> _Material provided_
○ ○ ○ ○

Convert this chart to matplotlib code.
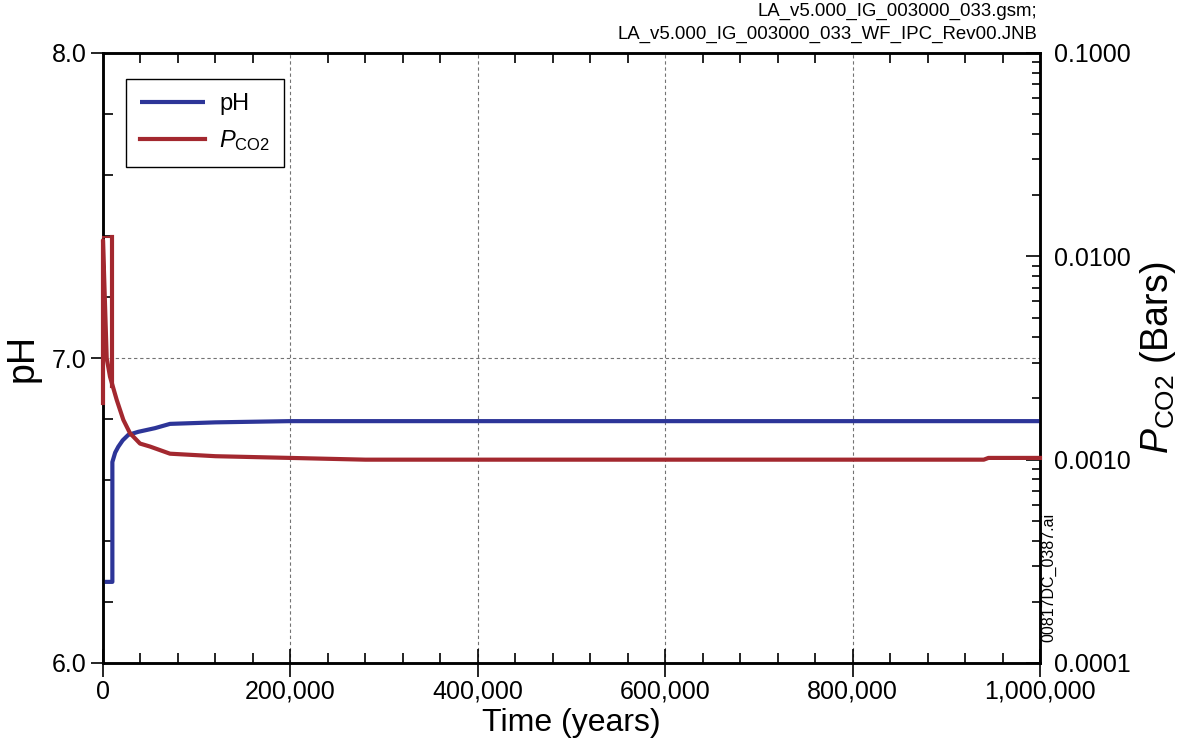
import matplotlib
matplotlib.use("Agg")
import matplotlib.pyplot as plt
from matplotlib.ticker import FixedLocator, MultipleLocator, FuncFormatter, LogLocator
import numpy as np

plt.rcParams['font.family'] = ['Liberation Sans', 'DejaVu Sans']
plt.rcParams['mathtext.fontset'] = 'custom'
plt.rcParams['mathtext.rm'] = 'Liberation Sans'
plt.rcParams['mathtext.it'] = 'Liberation Sans:italic'

# pH history (years, pH)
ph_time = [0, 10000, 10000, 13000, 16300, 21000, 27000, 37700, 55500, 71500,
           120000, 199600, 400000, 700000, 1000000]
ph_value = [6.266, 6.266, 6.659, 6.690, 6.709, 6.730, 6.748, 6.758, 6.770, 6.784,
            6.789, 6.793, 6.793, 6.793, 6.793]

# partial pressure of CO2 (bars): decay from the start of the run
co2_time = [0, 0, 3950, 7470, 14600, 21700, 28800, 39500, 50200, 71500,
            120000, 199600, 280000, 600000, 940000, 945000, 1000000]
co2_value = [0.0019, 0.0120, 0.00316, 0.00256, 0.00197, 0.00157, 0.00135, 0.00120,
             0.00116, 0.00107, 0.00104, 0.00102, 0.00100, 0.00100, 0.00100,
             0.00102, 0.00102]
# first 10,000 years held at the initial pressure
co2_hold_time = [0, 10000, 10000]
co2_hold_value = [0.01245, 0.01245, 0.0023]

x_ticks = [0, 200000, 400000, 600000, 800000, 1000000]
ph_ticks = [6.0, 7.0, 8.0]
co2_ticks = [0.0001, 0.001, 0.01, 0.1]

header = "LA_v5.000_IG_003000_033.gsm;\nLA_v5.000_IG_003000_033_WF_IPC_Rev00.JNB"
file_tag = "00817DC_0387.ai"

blue = '#2d3598'
red = '#a3282f'

fig = plt.figure(figsize=(11.77, 7.48), dpi=100)
ax = fig.add_axes([103 / 1177, 1 - 663 / 748, 937 / 1177, 610 / 748])
ax2 = ax.twinx()

ph_line, = ax.plot(ph_time, ph_value, color=blue, lw=3, solid_capstyle='butt',
                   solid_joinstyle='round', clip_on=False, zorder=3)
co2_line, = ax2.plot(co2_time, co2_value, color=red, lw=3, solid_joinstyle='round',
                     clip_on=False, zorder=3)
ax2.plot(co2_hold_time[:2], co2_hold_value[:2], color=red, lw=1.5, clip_on=False, zorder=3)
ax2.plot(co2_hold_time[1:], co2_hold_value[1:], color=red, lw=3, clip_on=False, zorder=3)

ax.set_xlim(0, 1000000)
ax.set_ylim(6.0, 8.0)
ax2.set_yscale('log')
ax2.set_ylim(0.0001, 0.1)

ax.xaxis.set_major_locator(FixedLocator(x_ticks))
ax.xaxis.set_minor_locator(MultipleLocator(40000))
ax.xaxis.set_major_formatter(FuncFormatter(lambda v, p: f"{int(v):,}"))
ax.yaxis.set_major_locator(FixedLocator(ph_ticks))
ax.yaxis.set_minor_locator(MultipleLocator(0.2))
ax.yaxis.set_major_formatter(FuncFormatter(lambda v, p: f"{v:.1f}"))
ax2.yaxis.set_major_locator(FixedLocator(co2_ticks))
ax2.yaxis.set_minor_locator(LogLocator(base=10, subs=np.arange(2, 10)))
ax2.yaxis.set_major_formatter(FuncFormatter(lambda v, p: f"{v:.4f}"))
ax2.yaxis.set_minor_formatter(FuncFormatter(lambda v, p: ""))

ax.tick_params(axis='x', which='major', direction='inout', length=20, width=1.2,
               labelsize=18, pad=2, top=False)
ax.tick_params(axis='x', which='minor', direction='in', length=7, width=1.2, top=True)
ax.tick_params(axis='y', which='major', direction='out', length=9, width=1.2,
               labelsize=18, pad=3)
ax.tick_params(axis='y', which='minor', direction='in', length=7, width=1.2)
ax2.tick_params(axis='y', which='major', direction='in', length=10, width=1.2,
                labelsize=18, pad=10)
ax2.tick_params(axis='y', which='minor', direction='in', length=6, width=1.2)

for a in (ax, ax2):
    for s in a.spines.values():
        s.set_linewidth(1.8)

ax.grid(True, which='major', color='0.45', lw=0.8, linestyle=(0, (3, 2.5)))
ax.set_axisbelow(True)

ax.set_xlabel("Time (years)", fontsize=23, labelpad=3)
ax.set_ylabel("pH", fontsize=27, labelpad=8)
ax2.set_ylabel(r"$P_{\mathrm{CO2}}$ (Bars)", fontsize=27, labelpad=5)

leg = ax2.legend([ph_line, co2_line], ["pH", r"$P_{\mathrm{CO2}}$"],
                 loc='upper left', bbox_to_anchor=(0.0245, 0.957), borderaxespad=0,
                 fontsize=17, handlelength=2.75, handletextpad=0.6, borderpad=0.6,
                 labelspacing=0.55, fancybox=False, framealpha=1)
leg.get_frame().set_edgecolor('black')
leg.get_frame().set_linewidth(1.0)

fig.text(1037 / 1177, 1 - 3 / 748, header, ha='right', va='top', fontsize=13.4,
         linespacing=1.45)
fig.text(1049 / 1177, 1 - 577 / 748, file_tag, rotation=90, ha='center', va='center',
         fontsize=11.5)

fig.savefig("out.png", dpi=100)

○ ○ ○ ○

> _The task_
Omit the pictures, then repeat exactly each line from the beginning of the listing through the line with "import numpy as np".

> _Written answer_
Convert this chart to matplotlib code.
import matplotlib
matplotlib.use("Agg")
import matplotlib.pyplot as plt
from matplotlib.ticker import FixedLocator, MultipleLocator, FuncFormatter, LogLocator
import numpy as np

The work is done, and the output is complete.